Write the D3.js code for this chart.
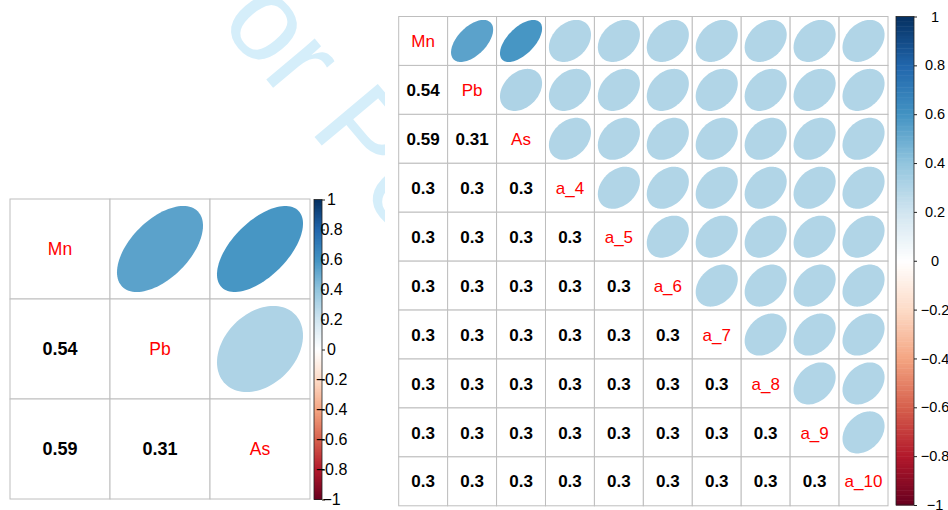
<!DOCTYPE html>
<html>
<head>
<meta charset="utf-8">
<script src="https://cdn.jsdelivr.net/npm/d3@7"></script>
<style>
  html, body { margin: 0; padding: 0; background: #fff; }
  svg { display: block; font-family: "Liberation Sans", Arial, Helvetica, sans-serif; }
</style>
</head>
<body>
<svg id="chart" width="948" height="510"></svg>
<script>
// Variables and lower-triangle correlations, small matrix
const smallVars = ["Mn", "Pb", "As"];
const smallLower = [
  [],
  [0.54],
  [0.59, 0.31]
];

// Variables and lower-triangle correlations, extended matrix
const bigVars = ["Mn", "Pb", "As", "a_4", "a_5", "a_6", "a_7", "a_8", "a_9", "a_10"];
const bigLower = [
  [],
  [0.54],
  [0.59, 0.31],
  [0.3, 0.3, 0.3],
  [0.3, 0.3, 0.3, 0.3],
  [0.3, 0.3, 0.3, 0.3, 0.3],
  [0.3, 0.3, 0.3, 0.3, 0.3, 0.3],
  [0.3, 0.3, 0.3, 0.3, 0.3, 0.3, 0.3],
  [0.3, 0.3, 0.3, 0.3, 0.3, 0.3, 0.3, 0.3],
  [0.3, 0.3, 0.3, 0.3, 0.3, 0.3, 0.3, 0.3, 0.3]
];

// Colour legend tick values and labels
const legendTicks = [1, 0.8, 0.6, 0.4, 0.2, 0, -0.2, -0.4, -0.6, -0.8, -1];
const legendLabels = ["1", "0.8", "0.6", "0.4", "0.2", "0", "\u22120.2", "\u22120.4", "\u22120.6", "\u22120.8", "\u22121"];

// Diverging red-blue palette, -1 .. 1
const palette = ["#67001F", "#B2182B", "#D6604D", "#F4A582", "#FDDBC7", "#FFFFFF",
                 "#D1E5F0", "#92C5DE", "#4393C3", "#2166AC", "#053061"];
const color = d3.scaleLinear()
  .domain(d3.range(palette.length).map(i => -1 + 2 * i / (palette.length - 1)))
  .range(palette)
  .interpolate(d3.interpolateRgb);

const svg = d3.select("#chart");

// Diagonal watermark
svg.append("text")
  .attr("transform", "translate(171,-34) rotate(50)")
  .attr("font-size", 120)
  .attr("fill", "#d5eefa")
  .text("For Peer Review");

// White backdrop of the extended panel
svg.append("rect")
  .attr("x", 385).attr("y", 0).attr("width", 948 - 385).attr("height", 510)
  .attr("fill", "#fff");

// Ellipse outline for a correlation r in a unit cell (centre 0, y up)
function ellipsePoints(r, n = 100) {
  const d = Math.acos(r);
  return d3.range(n).map(i => {
    const k = 2 * Math.PI * i / n;
    return [Math.cos(k + d / 2) / 2, Math.cos(k - d / 2) / 2];
  });
}

function buildMatrix(vars, lower) {
  const n = vars.length;
  const m = vars.map((_, i) => vars.map((_, j) => {
    if (i === j) return 1;
    return i > j ? lower[i][j] : lower[j][i];
  }));
  return m;
}

function corrPanel(opts) {
  const { vars, lower, x0, y0, size, numSize, labSize, bar } = opts;
  const m = buildMatrix(vars, lower);
  const g = svg.append("g");
  const x = d3.scaleBand().domain(vars).range([x0, x0 + size]);
  const y = d3.scaleBand().domain(vars).range([y0, y0 + size]);
  const bw = x.bandwidth();

  const cells = [];
  vars.forEach((ri, i) => vars.forEach((cj, j) => cells.push({ i, j, row: ri, col: cj, v: m[i][j] })));

  // grid
  g.selectAll("rect.cell").data(cells).join("rect")
    .attr("class", "cell")
    .attr("x", d => x(d.col)).attr("y", d => y(d.row))
    .attr("width", bw).attr("height", bw)
    .attr("fill", "#fff").attr("stroke", "#bebebe").attr("stroke-width", 1);

  // upper triangle: ellipses
  const line = d3.line();
  const s = 0.86 * bw;
  g.selectAll("path.ell").data(cells.filter(d => d.j > d.i)).join("path")
    .attr("class", "ell")
    .attr("d", d => {
      const cx = x(d.col) + bw / 2, cy = y(d.row) + bw / 2;
      return line(ellipsePoints(d.v).map(p => [cx + p[0] * s, cy - p[1] * s])) + "Z";
    })
    .attr("fill", d => color(d.v));

  // lower triangle: numbers
  g.selectAll("text.num").data(cells.filter(d => d.i > d.j)).join("text")
    .attr("class", "num")
    .attr("x", d => x(d.col) + bw / 2).attr("y", d => y(d.row) + bw / 2)
    .attr("text-anchor", "middle").attr("dy", "0.36em")
    .attr("font-size", numSize).attr("font-weight", "bold").attr("fill", "#000")
    .text(d => String(d.v));

  // diagonal: variable names
  g.selectAll("text.lab").data(cells.filter(d => d.i === d.j)).join("text")
    .attr("class", "lab")
    .attr("x", d => x(d.col) + bw / 2).attr("y", d => y(d.row) + bw / 2)
    .attr("text-anchor", "middle").attr("dy", "0.36em")
    .attr("font-size", labSize).attr("fill", "#ff0000")
    .text(d => d.row);

  // colour legend
  const ly = d3.scaleLinear().domain([-1, 1]).range([bar.y1, bar.y0]);
  const steps = d3.range(200).map(i => -1 + 2 * i / 200);
  const step = 2 / 200;
  g.selectAll("rect.cl").data(steps).join("rect")
    .attr("class", "cl")
    .attr("x", bar.x).attr("width", bar.w)
    .attr("y", d => ly(d + step))
    .attr("height", d => ly(d) - ly(d + step) + 0.5)
    .attr("fill", d => color(d + step / 2));
  g.append("rect")
    .attr("x", bar.x).attr("y", bar.y0).attr("width", bar.w).attr("height", bar.y1 - bar.y0)
    .attr("fill", "none").attr("stroke", "#222").attr("stroke-width", 0.8);

  const axis = d3.axisRight(ly).tickValues(legendTicks).tickSize(3)
    .tickFormat((d, i) => legendLabels[i]);
  const ag = g.append("g").attr("transform", `translate(${bar.x + bar.w},0)`).call(axis);
  ag.select(".domain").remove();
  ag.selectAll(".tick line").attr("stroke", "#222");
  ag.selectAll(".tick text")
    .attr("x", bar.labelX - (bar.x + bar.w))
    .attr("text-anchor", "middle")
    .attr("font-size", bar.fontSize)
    .attr("font-family", "Liberation Sans, Arial, Helvetica, sans-serif")
    .attr("fill", "#000");
}

corrPanel({
  vars: smallVars, lower: smallLower,
  x0: 10, y0: 199, size: 300, numSize: 18, labSize: 17.5,
  bar: { x: 314, w: 8, y0: 199.5, y1: 499.5, labelX: 331.5, fontSize: 16 }
});

corrPanel({
  vars: bigVars, lower: bigLower,
  x0: 398.7, y0: 16.5, size: 489.3, numSize: 17, labSize: 17,
  bar: { x: 896, w: 18, y0: 16.5, y1: 505, labelX: 935, fontSize: 14.5 }
});
</script>
</body>
</html>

━━━━

#### GIVEN PROBLEM:
Without the pictures, print the whole listing exactly as given.

#### RESULT:
Write the D3.js code for this chart.
<!DOCTYPE html>
<html>
<head>
<meta charset="utf-8">
<script src="https://cdn.jsdelivr.net/npm/d3@7"></script>
<style>
  html, body { margin: 0; padding: 0; background: #fff; }
  svg { display: block; font-family: "Liberation Sans", Arial, Helvetica, sans-serif; }
</style>
</head>
<body>
<svg id="chart" width="948" height="510"></svg>
<script>
// Variables and lower-triangle correlations, small matrix
const smallVars = ["Mn", "Pb", "As"];
const smallLower = [
  [],
  [0.54],
  [0.59, 0.31]
];

// Variables and lower-triangle correlations, extended matrix
const bigVars = ["Mn", "Pb", "As", "a_4", "a_5", "a_6", "a_7", "a_8", "a_9", "a_10"];
const bigLower = [
  [],
  [0.54],
  [0.59, 0.31],
  [0.3, 0.3, 0.3],
  [0.3, 0.3, 0.3, 0.3],
  [0.3, 0.3, 0.3, 0.3, 0.3],
  [0.3, 0.3, 0.3, 0.3, 0.3, 0.3],
  [0.3, 0.3, 0.3, 0.3, 0.3, 0.3, 0.3],
  [0.3, 0.3, 0.3, 0.3, 0.3, 0.3, 0.3, 0.3],
  [0.3, 0.3, 0.3, 0.3, 0.3, 0.3, 0.3, 0.3, 0.3]
];

// Colour legend tick values and labels
const legendTicks = [1, 0.8, 0.6, 0.4, 0.2, 0, -0.2, -0.4, -0.6, -0.8, -1];
const legendLabels = ["1", "0.8", "0.6", "0.4", "0.2", "0", "\u22120.2", "\u22120.4", "\u22120.6", "\u22120.8", "\u22121"];

// Diverging red-blue palette, -1 .. 1
const palette = ["#67001F", "#B2182B", "#D6604D", "#F4A582", "#FDDBC7", "#FFFFFF",
                 "#D1E5F0", "#92C5DE", "#4393C3", "#2166AC", "#053061"];
const color = d3.scaleLinear()
  .domain(d3.range(palette.length).map(i => -1 + 2 * i / (palette.length - 1)))
  .range(palette)
  .interpolate(d3.interpolateRgb);

const svg = d3.select("#chart");

// Diagonal watermark
svg.append("text")
  .attr("transform", "translate(171,-34) rotate(50)")
  .attr("font-size", 120)
  .attr("fill", "#d5eefa")
  .text("For Peer Review");

// White backdrop of the extended panel
svg.append("rect")
  .attr("x", 385).attr("y", 0).attr("width", 948 - 385).attr("height", 510)
  .attr("fill", "#fff");

// Ellipse outline for a correlation r in a unit cell (centre 0, y up)
function ellipsePoints(r, n = 100) {
  const d = Math.acos(r);
  return d3.range(n).map(i => {
    const k = 2 * Math.PI * i / n;
    return [Math.cos(k + d / 2) / 2, Math.cos(k - d / 2) / 2];
  });
}

function buildMatrix(vars, lower) {
  const n = vars.length;
  const m = vars.map((_, i) => vars.map((_, j) => {
    if (i === j) return 1;
    return i > j ? lower[i][j] : lower[j][i];
  }));
  return m;
}

function corrPanel(opts) {
  const { vars, lower, x0, y0, size, numSize, labSize, bar } = opts;
  const m = buildMatrix(vars, lower);
  const g = svg.append("g");
  const x = d3.scaleBand().domain(vars).range([x0, x0 + size]);
  const y = d3.scaleBand().domain(vars).range([y0, y0 + size]);
  const bw = x.bandwidth();

  const cells = [];
  vars.forEach((ri, i) => vars.forEach((cj, j) => cells.push({ i, j, row: ri, col: cj, v: m[i][j] })));

  // grid
  g.selectAll("rect.cell").data(cells).join("rect")
    .attr("class", "cell")
    .attr("x", d => x(d.col)).attr("y", d => y(d.row))
    .attr("width", bw).attr("height", bw)
    .attr("fill", "#fff").attr("stroke", "#bebebe").attr("stroke-width", 1);

  // upper triangle: ellipses
  const line = d3.line();
  const s = 0.86 * bw;
  g.selectAll("path.ell").data(cells.filter(d => d.j > d.i)).join("path")
    .attr("class", "ell")
    .attr("d", d => {
      const cx = x(d.col) + bw / 2, cy = y(d.row) + bw / 2;
      return line(ellipsePoints(d.v).map(p => [cx + p[0] * s, cy - p[1] * s])) + "Z";
    })
    .attr("fill", d => color(d.v));

  // lower triangle: numbers
  g.selectAll("text.num").data(cells.filter(d => d.i > d.j)).join("text")
    .attr("class", "num")
    .attr("x", d => x(d.col) + bw / 2).attr("y", d => y(d.row) + bw / 2)
    .attr("text-anchor", "middle").attr("dy", "0.36em")
    .attr("font-size", numSize).attr("font-weight", "bold").attr("fill", "#000")
    .text(d => String(d.v));

  // diagonal: variable names
  g.selectAll("text.lab").data(cells.filter(d => d.i === d.j)).join("text")
    .attr("class", "lab")
    .attr("x", d => x(d.col) + bw / 2).attr("y", d => y(d.row) + bw / 2)
    .attr("text-anchor", "middle").attr("dy", "0.36em")
    .attr("font-size", labSize).attr("fill", "#ff0000")
    .text(d => d.row);

  // colour legend
  const ly = d3.scaleLinear().domain([-1, 1]).range([bar.y1, bar.y0]);
  const steps = d3.range(200).map(i => -1 + 2 * i / 200);
  const step = 2 / 200;
  g.selectAll("rect.cl").data(steps).join("rect")
    .attr("class", "cl")
    .attr("x", bar.x).attr("width", bar.w)
    .attr("y", d => ly(d + step))
    .attr("height", d => ly(d) - ly(d + step) + 0.5)
    .attr("fill", d => color(d + step / 2));
  g.append("rect")
    .attr("x", bar.x).attr("y", bar.y0).attr("width", bar.w).attr("height", bar.y1 - bar.y0)
    .attr("fill", "none").attr("stroke", "#222").attr("stroke-width", 0.8);

  const axis = d3.axisRight(ly).tickValues(legendTicks).tickSize(3)
    .tickFormat((d, i) => legendLabels[i]);
  const ag = g.append("g").attr("transform", `translate(${bar.x + bar.w},0)`).call(axis);
  ag.select(".domain").remove();
  ag.selectAll(".tick line").attr("stroke", "#222");
  ag.selectAll(".tick text")
    .attr("x", bar.labelX - (bar.x + bar.w))
    .attr("text-anchor", "middle")
    .attr("font-size", bar.fontSize)
    .attr("font-family", "Liberation Sans, Arial, Helvetica, sans-serif")
    .attr("fill", "#000");
}

corrPanel({
  vars: smallVars, lower: smallLower,
  x0: 10, y0: 199, size: 300, numSize: 18, labSize: 17.5,
  bar: { x: 314, w: 8, y0: 199.5, y1: 499.5, labelX: 331.5, fontSize: 16 }
});

corrPanel({
  vars: bigVars, lower: bigLower,
  x0: 398.7, y0: 16.5, size: 489.3, numSize: 17, labSize: 17,
  bar: { x: 896, w: 18, y0: 16.5, y1: 505, labelX: 935, fontSize: 14.5 }
});
</script>
</body>
</html>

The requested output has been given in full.